Most of the people who have worked with me know this saying. I actually understood the importance of this saying in a conversation with one of my managers Praveen Guggarigoudar. We had a discussion about extending one of the sprints by a day. The reason was that there was a minor bug that will take just 2 hours to fix and 2 hours to test in all environments and there was no risk in fixing that bug. Fixing this bug would make the feature perfect. Praveen denied the extension and asked us to go live with that defect. Few of the team members got together and discussed with Praveen about why he rejected the appeal to extend the sprint by one day. His answer was very simple that a delay of 1 day in current sprint will cascade to future sprints and he showed us how worse this can get towards the end of the year. He also said that the software we launch is not mission critical and bug is also not a show stopper hence no risk in releasing the product with the bug.

What the team was doing is that they made perfect the enemy of good and was trying to stop the good from going live. Few months after this incident I had a very similar experience with customers. Always in beta is a reality in most of the agile projects I have worked on. Customers have the same thought like developers to launch a perfect feature of the product to get a good first impression. Sometimes they need nudge to launch a feature in beta mode which may not be complete.

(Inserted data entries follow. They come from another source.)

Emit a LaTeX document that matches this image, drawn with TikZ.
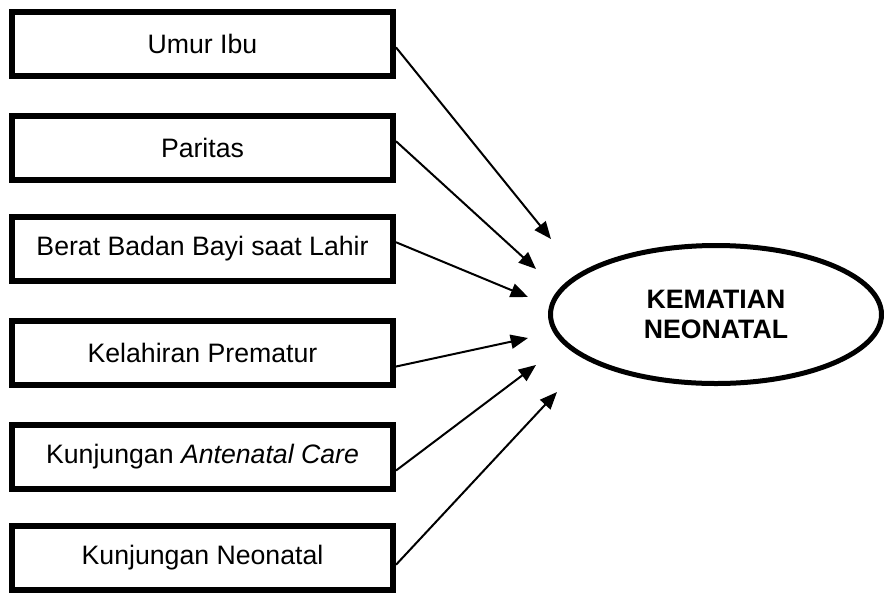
\documentclass[tikz,border=0pt]{standalone}
\usepackage{fontspec}
\setmainfont{Liberation Sans}
\usetikzlibrary{arrows.meta,shapes.geometric}

\begin{document}
\begin{tikzpicture}[x=0.75pt,y=-0.75pt]
            \useasboundingbox (0,0) rectangle (884,593);
            \begin{scope}[every node/.style={rectangle,draw,line width=4.5pt,minimum width=285.75pt,minimum height=48pt,inner sep=0pt,font=\fontsize{20}{22.5}\selectfont}]
                \node (A) at (202.5,44) {Umur Ibu};
                \node (B) at (202.5,148) {Paritas};
                \node (C) at (202.5,249) {Berat Badan Bayi saat Lahir};
                \node (D) at (202.5,353) {Kelahiran Prematur};
                \node (E) at (202.5,457) {Kunjungan \textit{Antenatal Care}};
                \node (F) at (202.5,558) {Kunjungan Neonatal};
            \end{scope}

            \node (K) [ellipse,draw,line width=3.75pt,minimum width=248.25pt,minimum height=103.5pt,inner sep=0pt,align=center,font=\fontsize{20}{22.5}\selectfont\bfseries] at (716,314.5) {KEMATIAN\\NEONATAL};

            \coordinate (tA) at (551,239);
            \coordinate (tB) at (536,269);
            \coordinate (tC) at (528,297);
            \coordinate (tD) at (528,338);
            \coordinate (tE) at (536,365);
            \coordinate (tF) at (557,392);

            \begin{scope}[line width=1.5pt,-{Triangle[length=13pt,width=10.5pt]}]
                \path (A.-1) edge (tA);
                \path (B.2) edge (tB);
                \path (C.2) edge (tC);
                \path (D.-4) edge (tD);
                \path (E.-4) edge (tE);
                \path (F.-2.5) edge (tF);
            \end{scope}
            \end{tikzpicture}
\end{document}
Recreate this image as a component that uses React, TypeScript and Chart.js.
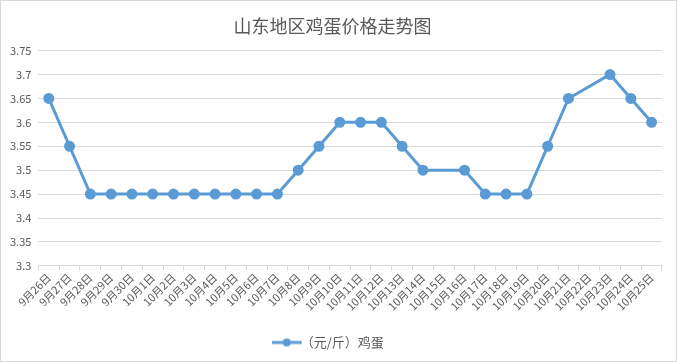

Hope this article resonates some thoughts in your experience where perfect was the enemy of the good. One of the industries that suffer from this problem is the pharmaceutical industry where the drug development for some diseases last for more than a decade to get a perfect solution. While I agree that these industries value the life of human more than the drugs they develop but they need to have a framework to release drugs which are good enough to keep the patient alive until perfect medicine is invented to cure the disease.